The tuple construction touches each character exactly once, making the overall runtime proportional to the total input size.
Go Solution
func countPairs(words []string) int64 {
frequency := make(map[string]int64)
var answer int64
for _, word := range words {
base := int(word[0])
pattern := make([]byte, len(word))
for i := 0; i < len(word); i++ {
diff := (int(word[i]) - base + 26) % 26
pattern[i] = byte(diff)
}
key := string(pattern)
answer += frequency[key]
frequency[key]++
}
return answer
}
The Go solution uses the same normalization strategy.
Because slices cannot be used directly as map keys, a byte slice containing the normalized differences is constructed and converted into a string. This string serves as the canonical representation.
The return type is int64 because the number of valid pairs can be as large as:
$$\frac{100000 \times 99999}{2}$$
which exceeds the range that should be assumed safe for a 32-bit integer.
Worked Examples
Example 1
words = ["fusion", "layout"]
Processing "fusion"
| Position | Character | Difference |
|---|---|---|
| 0 | f | 0 |
| 1 | u | 15 |
| 2 | s | 13 |
| 3 | i | 3 |
| 4 | o | 9 |
| 5 | n | 8 |
Pattern:
(0, 15, 13, 3, 9, 8)
State:
| Pattern | Count |
|---|---|
| (0,15,13,3,9,8) | 1 |
Answer = 0
Processing "layout"
| Position | Character | Difference |
|---|---|---|
| 0 | l | 0 |
| 1 | a | 15 |
| 2 | y | 13 |
| 3 | o | 3 |
| 4 | u | 9 |
| 5 | t | 8 |
Pattern:
(0, 15, 13, 3, 9, 8)
This pattern already appeared once.
Answer becomes:
0 + 1 = 1
Final answer:
1
Example 2
words = ["ab", "aa", "za", "aa"]
| Word | Pattern | Previous Count | New Answer |
|---|---|---|---|
| ab | (0,1) | 0 | 0 |
| aa | (0,0) | 0 | 0 |
| za | (0,1) | 1 | 1 |
| aa | (0,0) | 1 | 2 |
Final answer:
2
The valid pairs are:
("ab", "za")
("aa", "aa")
Complexity Analysis
| Measure | Complexity | Explanation |
|---|---|---|
| Time | O(nm) | Each character is processed exactly once |
| Space | O(nm) | Hash map stores canonical representations |
Because n × m ≤ 100000, the total number of processed characters is at most 100000. The normalization step scans every character once, and every hash-map operation is expected O(1).

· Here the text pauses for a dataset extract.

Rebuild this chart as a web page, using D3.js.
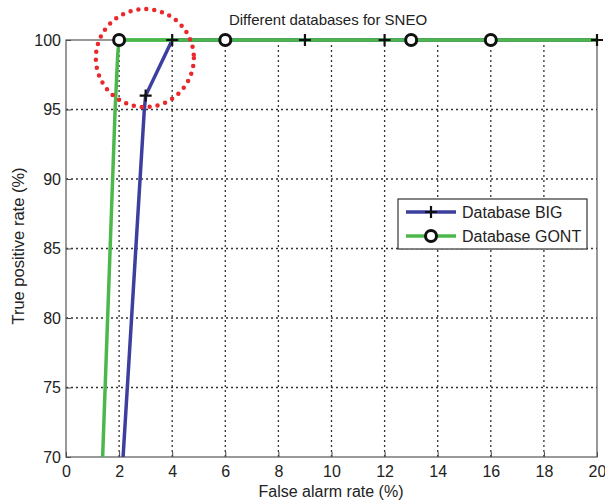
<!DOCTYPE html>
<html><head><meta charset="utf-8">
<script src="https://cdn.jsdelivr.net/npm/d3@7"></script>
<style>body{margin:0;background:#fff}svg{display:block}text{font-family:"Liberation Sans",Arial,sans-serif;fill:#222}</style>
</head><body><svg id="c" width="605" height="504"></svg>
<script>
const xTicks=[0,2,4,6,8,10,12,14,16,18,20];
const yTicks=[70,75,80,85,90,95,100];
const bigLine=[[2.15,70],[2.95,95],[3,96],[4,100],[9,100],[12,100],[20,100]];
const bigMarkers=[[3,96],[4,100],[9,100],[12,100],[20,100]];
const gontLine=[[1.38,70],[1.85,95],[1.95,99],[2,100],[6,100],[13,100],[16,100],[20,100]];
const gontMarkers=[[2,100],[6,100],[13,100],[16,100]];
const highlight={x:2.97,y:98.7};

const svg=d3.select("#c");
const L=66,R=597,T=40,B=457;
const x=d3.scaleLinear().domain([0,20]).range([L,R]);
const y=d3.scaleLinear().domain([70,100]).range([B,T]);

// grid
const g=svg.append("g");
g.selectAll(".vg").data(xTicks.slice(1,-1)).join("line")
 .attr("x1",d=>x(d)).attr("x2",d=>x(d)).attr("y1",T).attr("y2",B)
 .attr("stroke","#333").attr("stroke-width",1.3).attr("stroke-dasharray","2,3");
g.selectAll(".hg").data(yTicks.slice(1,-1)).join("line")
 .attr("y1",d=>y(d)).attr("y2",d=>y(d)).attr("x1",L).attr("x2",R)
 .attr("stroke","#333").attr("stroke-width",1.3).attr("stroke-dasharray","2,3");

// axes
const xa=svg.append("g").attr("transform",`translate(0,${B})`)
 .call(d3.axisBottom(x).tickValues(xTicks).tickSize(-5).tickPadding(9));
const ya=svg.append("g").attr("transform",`translate(${L},0)`)
 .call(d3.axisLeft(y).tickValues(yTicks).tickSize(-5).tickPadding(5));
[xa,ya].forEach(a=>{a.select(".domain").remove();a.selectAll("line").attr("stroke","#444");
 a.selectAll("text").attr("font-size",16).attr("font-family","Liberation Sans, Arial, sans-serif").attr("fill","#222");});
svg.append("rect").attr("x",L).attr("y",T).attr("width",R-L).attr("height",B-T)
 .attr("fill","none").attr("stroke","#555").attr("stroke-width",1.2);

const line=d3.line().x(d=>x(d[0])).y(d=>y(d[1]));
svg.append("path").datum(gontLine).attr("d",line).attr("fill","none").attr("stroke","#4cb84c").attr("stroke-width",3.5);
svg.append("path").datum(bigLine).attr("d",line).attr("fill","none").attr("stroke","#3c3f9e").attr("stroke-width",3.5);
svg.append("path").datum(gontLine.slice(3)).attr("d",line).attr("fill","none").attr("stroke","#4cb84c").attr("stroke-width",3.5);

const plus=(sel,cx,cy)=>{sel.append("path").attr("d",`M${cx-6},${cy}H${cx+6}M${cx},${cy-6}V${cy+6}`).attr("stroke","#111").attr("stroke-width",2.2);};
bigMarkers.forEach(d=>plus(svg,x(d[0]),y(d[1])));
svg.selectAll(".om").data(gontMarkers).join("circle").attr("cx",d=>x(d[0])).attr("cy",d=>y(d[1])).attr("r",5.5)
 .attr("fill","#fff").attr("stroke","#111").attr("stroke-width",3);

// highlight circle
svg.append("circle").attr("cx",x(highlight.x)).attr("cy",y(highlight.y)).attr("r",49)
 .attr("fill","none").attr("stroke","#e8282a").attr("stroke-width",4.5).attr("stroke-dasharray","0,8").attr("stroke-linecap","round");

// title & labels
svg.append("text").attr("x",328).attr("y",25).attr("text-anchor","middle").attr("font-size",15).text("Different databases for SNEO");
svg.append("text").attr("x",331).attr("y",497).attr("text-anchor","middle").attr("font-size",16).text("False alarm rate (%)");
svg.append("text").attr("transform",`translate(24,246) rotate(-90)`).attr("text-anchor","middle").attr("font-size",16.5).text("True positive rate (%)");

// legend
const lg=svg.append("g");
lg.append("rect").attr("x",398).attr("y",199).attr("width",189).attr("height",50).attr("fill","#fff").attr("stroke","#333").attr("stroke-width",1.2);
const items=[{n:"Database BIG",c:"#3c3f9e",m:"plus"},{n:"Database GONT",c:"#4cb84c",m:"o"}];
items.forEach((it,i)=>{const yy=212+i*24;
 lg.append("line").attr("x1",406).attr("x2",456).attr("y1",yy).attr("y2",yy).attr("stroke",it.c).attr("stroke-width",3.5);
 if(it.m==="plus")plus(lg,431,yy);else lg.append("circle").attr("cx",431).attr("cy",yy).attr("r",5.5).attr("fill","#fff").attr("stroke","#111").attr("stroke-width",3);
 lg.append("text").attr("x",462).attr("y",yy+6).attr("font-size",16).text(it.n);});
</script></body></html>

The stored canonical patterns collectively contain at most the total number of input characters, so the space complexity is also O(nm).
Test Cases
from typing import List
s = Solution()
assert s.countPairs(["fusion", "layout"]) == 1 # provided example 1
assert s.countPairs(["ab", "aa", "za", "aa"]) == 2 # provided example 2
assert s.countPairs(["a"]) == 0 # single word
assert s.countPairs(["a", "b"]) == 1 # single-character strings always similar
assert s.countPairs(["a", "b", "c"]) == 3 # all pairs valid
assert s.countPairs(["abc", "def", "xyz"]) == 3 # same pattern
assert s.countPairs(["abc", "abd"]) == 0 # different patterns
assert s.countPairs(["aa", "bb", "cc"]) == 3 # all normalize to (0,0)
assert s.countPairs(["za", "ab"]) == 1 # wraparound similarity
assert s.countPairs(["zz", "aa"]) == 1 # full wraparound
assert s.countPairs(["abc", "abc", "abc"]) == 3 # duplicates
assert s.countPairs(["ab", "bc", "cd", "de"]) == 6 # all same pattern
assert s.countPairs(["ab", "ac", "ad"]) == 0 # all distinct patterns
assert s.countPairs(["aaa", "bbb", "ccc", "ddd"]) == 6 # repeated class
assert s.countPairs(["az", "ba"]) == 1 # negative difference modulo 26
Test Summary
| Test | Why |
|---|---|
["fusion","layout"] |
Official example |
["ab","aa","za","aa"] |
Official example with two groups |
["a"] |
Minimum input size |
["a","b"] |
Single-character equivalence |
["a","b","c"] |
All pairs valid |
["abc","def","xyz"] |
Same normalized pattern |
["abc","abd"] |
Different normalized patterns |
["aa","bb","cc"] |
Constant strings |
["za","ab"] |
Alphabet wraparound |
["zz","aa"] |
Full cyclic shift |
["abc","abc","abc"] |
Duplicate strings |
["ab","bc","cd","de"] |
Large equivalence class |
["ab","ac","ad"] |
No valid pairs |
["aaa","bbb","ccc","ddd"] |
Many matching patterns |
["az","ba"] |
Modular arithmetic edge case |
Edge Cases
Single-Character Strings
When a string has length one, its normalized representation is always (0). Every single-character string is therefore similar to every other single-character string. A common mistake is to compare actual characters instead of normalized forms. The normalization approach automatically groups all such strings together.
Wraparound at 'z'
Strings such as "za" and "ab" are similar because shifting "za" once produces "ab". Implementations that use ordinary subtraction without modular arithmetic may incorrectly conclude that these strings are different. The formula (difference + 26) % 26 correctly handles wraparound cases.
Large Numbers of Equivalent Strings
Suppose all strings belong to the same equivalence class. A naive algorithm would compare every pair, leading to quadratic behavior. The hash-map counting approach accumulates pair counts incrementally, allowing all such cases to be handled in linear time relative to the total input size.
Duplicate Strings
Identical strings require zero operations and are therefore similar. The normalization process maps identical strings to the same canonical representation, and the frequency map correctly counts all duplicate pairs using the standard combination-counting pattern.